Now was apparently my chance to deliver my message. ”Vladimir Vladimirovich, I agree with everything you said about the importance of drawing attention to these issues, and about the potential the head of state has of influencing nature-preservation programs,” I said. ”But, unfortunately, the way things work in this country is that as soon as you get involved, your person becomes more important than the cause. You are probably aware that when you put a satellite collar on that Siberian tiger, the tiger had actually been borrowed from the Khabarovsk zoo. And when you put a collar on the polar bear, that bear had been captured days ahead of time and kept under heavy sedation until you arrived …”

”Of course, there are excesses!” Putin interrupted me cheerily. ”And I have taken people to task for that. But it is so much more important that I draw attention to the issues! Sure, the leopard had been sedated,” he said (I’d said nothing about a leopard). ”But what’s important is that I was the one who came up with the whole leopards project! And the tigers. After I did that, 20 other countries that have tigers also started working on the problem. Sure, there are excesses,” he repeated. ”Like that time I dove for the amphorae.”

I could not believe he was the one drawing the analogy to the amphora fiasco. About a year ago, Putin posed for the cameras emerging from the bottom of the Black Sea bearing two ancient amphorae – which, it soon emerged, had been planted there for him to find.

”So then everyone started writing that the amphorae had been planted. Of course they were planted! I wasn’t diving to be able to blow my gills wide,” by which, I think, he meant some sort of sea-creature equivalent of self-aggrandizement. ”I was diving to draw attention to the history of that place. And then everyone started writing that I’d come up with planted amphorae like a moron. But some people actually started reading up on history.”

He turned to my publisher again and demanded to know if he was willing to offer me my job back. The publisher said yes.

”But one more thing,” I said, when Putin turned back to me. ”You said a magazine should be run like an army. It should not.”

”Depends on the army,” Putin winked. He likes winking.

”No, it does not. A magazine should not be like any army.” I was about to cite Russia’s Law on Mass Media, which explicitly prohibits publishers from interfering in editorial policy, but Putin suddenly wiped his thin smile off his face and stood up.

”I’ve got enough experience with this,” he said coldly. ”We’ll discuss this issue another time.”
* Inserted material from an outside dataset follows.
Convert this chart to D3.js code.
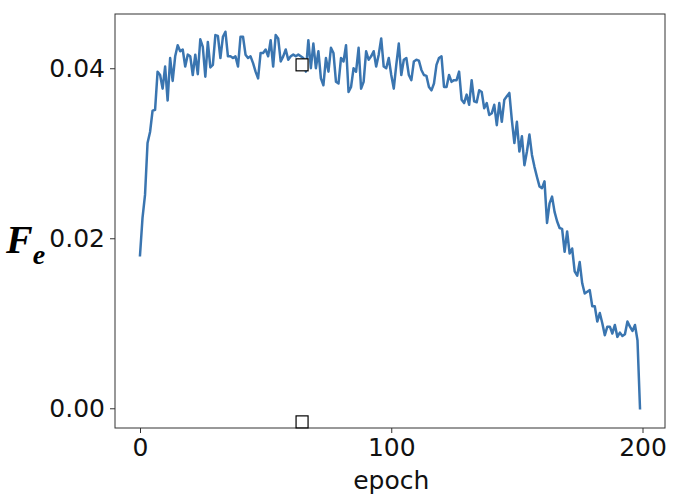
<!DOCTYPE html>
<html><head><meta charset="utf-8">
<script src="https://cdn.jsdelivr.net/npm/d3@7"></script>
<style>body{margin:0;background:#fff}</style>
</head><body>
<svg id="c" width="680" height="504"></svg>
<script>
const values = [
0.0180,0.0224,0.0251,0.0312,0.0325,0.0350,0.0351,0.0396,0.0392,0.0376,
0.0402,0.0362,0.0412,0.0385,0.0414,0.0427,0.0420,0.0422,0.0402,0.0416,
0.0414,0.0392,0.0416,0.0393,0.0434,0.0425,0.0390,0.0431,0.0401,0.0404,
0.0439,0.0438,0.0412,0.0437,0.0443,0.0414,0.0414,0.0412,0.0414,0.0402,
0.0437,0.0437,0.0416,0.0412,0.0414,0.0406,0.0396,0.0388,0.0418,0.0418,
0.0422,0.0414,0.0433,0.0402,0.0439,0.0435,0.0408,0.0414,0.0422,0.0410,
0.0414,0.0416,0.0414,0.0416,0.0414,0.0412,0.0396,0.0433,0.0400,0.0429,
0.0400,0.0420,0.0388,0.0380,0.0412,0.0396,0.0424,0.0418,0.0384,0.0382,
0.0412,0.0408,0.0427,0.0372,0.0378,0.0400,0.0396,0.0424,0.0376,0.0384,
0.0420,0.0410,0.0414,0.0420,0.0402,0.0416,0.0435,0.0402,0.0400,0.0412,
0.0392,0.0376,0.0404,0.0429,0.0392,0.0410,0.0412,0.0392,0.0386,0.0408,
0.0410,0.0409,0.0398,0.0392,0.0391,0.0378,0.0374,0.0382,0.0404,0.0412,
0.0414,0.0378,0.0378,0.0392,0.0384,0.0386,0.0386,0.0396,0.0363,0.0359,
0.0369,0.0357,0.0386,0.0361,0.0360,0.0374,0.0372,0.0353,0.0359,0.0345,
0.0347,0.0357,0.0333,0.0359,0.0337,0.0363,0.0367,0.0371,0.0339,0.0312,
0.0337,0.0302,0.0320,0.0286,0.0302,0.0322,0.0298,0.0284,0.0272,0.0261,
0.0259,0.0267,0.0218,0.0241,0.0249,0.0231,0.0220,0.0212,0.0211,0.0184,
0.0208,0.0182,0.0188,0.0161,0.0156,0.0172,0.0147,0.0135,0.0137,0.0139,
0.0120,0.0120,0.0102,0.0112,0.0100,0.0086,0.0096,0.0096,0.0088,0.0098,
0.0084,0.0089,0.0085,0.0087,0.0102,0.0096,0.0091,0.0098,0.0080,0.0000
];
const epochs = values.map((v,i)=>i);
const xTicks = [0,100,200];
const yTicks = [0.00,0.02,0.04];
const markerEpochs = [64.5,64.5];
const markerValues = [0.0404,-0.0016];

const svg = d3.select("#c");
const L=115,R=665,T=14,B=428;
const x = d3.scaleLinear().domain([-9.95,208.95]).range([L,R]);
const y = d3.scaleLinear().domain([-0.00232,0.04638]).range([B,T]);
const axisColor="#333";

const line = d3.line().x((d,i)=>x(epochs[i])).y(d=>y(d));
svg.append("path").datum(values).attr("d",line)
  .attr("fill","none").attr("stroke","#3a75b0").attr("stroke-width",2.5)
  .attr("stroke-linejoin","round").attr("stroke-linecap","square");

svg.append("rect").attr("x",L).attr("y",T).attr("width",R-L).attr("height",B-T)
  .attr("fill","none").attr("stroke",axisColor).attr("stroke-width",1);

const xa = svg.append("g").attr("transform",`translate(0,${B})`)
  .call(d3.axisBottom(x).tickValues(xTicks).tickSize(5).tickPadding(5).tickFormat(d3.format("d")));
const ya = svg.append("g").attr("transform",`translate(${L},0)`)
  .call(d3.axisLeft(y).tickValues(yTicks).tickSize(5).tickPadding(5).tickFormat(d3.format(".2f")));
[xa,ya].forEach(g=>{
  g.select(".domain").remove();
  g.selectAll("line").attr("stroke",axisColor);
  g.selectAll("text").attr("fill","#111").style("font-family","DejaVu Sans").style("font-size","25px");
});

svg.selectAll("rect.mk").data(markerValues).enter().append("rect").attr("class","mk")
  .attr("x",(d,i)=>x(markerEpochs[i])-6).attr("y",d=>y(d)-6)
  .attr("width",12).attr("height",12).attr("fill","#fff").attr("stroke","#000").attr("stroke-width",1.2);

svg.append("text").attr("x",x(100)).attr("y",489).attr("text-anchor","middle")
  .style("font-family","DejaVu Sans").style("font-size","25px").attr("fill","#111").text("epoch");

const yl = svg.append("text").attr("x",6).attr("y",253)
  .style("font-family","Liberation Serif").style("font-style","italic").style("font-weight","bold").attr("fill","#000");
yl.append("tspan").style("font-size","40px").text("F");
yl.append("tspan").style("font-size","28px").attr("dy",11).text("e");
</script>
</body></html>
The meeting had lasted 20 minutes. What had I learned? That the person I had described in my book – shallow, self-involved, not terribly perceptive, and apparently very poorly informed – is indeed the person running Russia, to the extent that Russia is being run.

Difficult as it was to believe, it seemed he had not been warned that I had written a highly critical book about him, which has been published to much publicity just about everywhere in the world except Russia. It seemed that Putin, who gets most of his information from television channels he dominates, had been unwittingly set up to offer a job to one of his most vocal critics. Sure, I had held the job before – but if I accepted it now, I would be doing it as a Kremlin appointee. Which is precisely why I had to say no.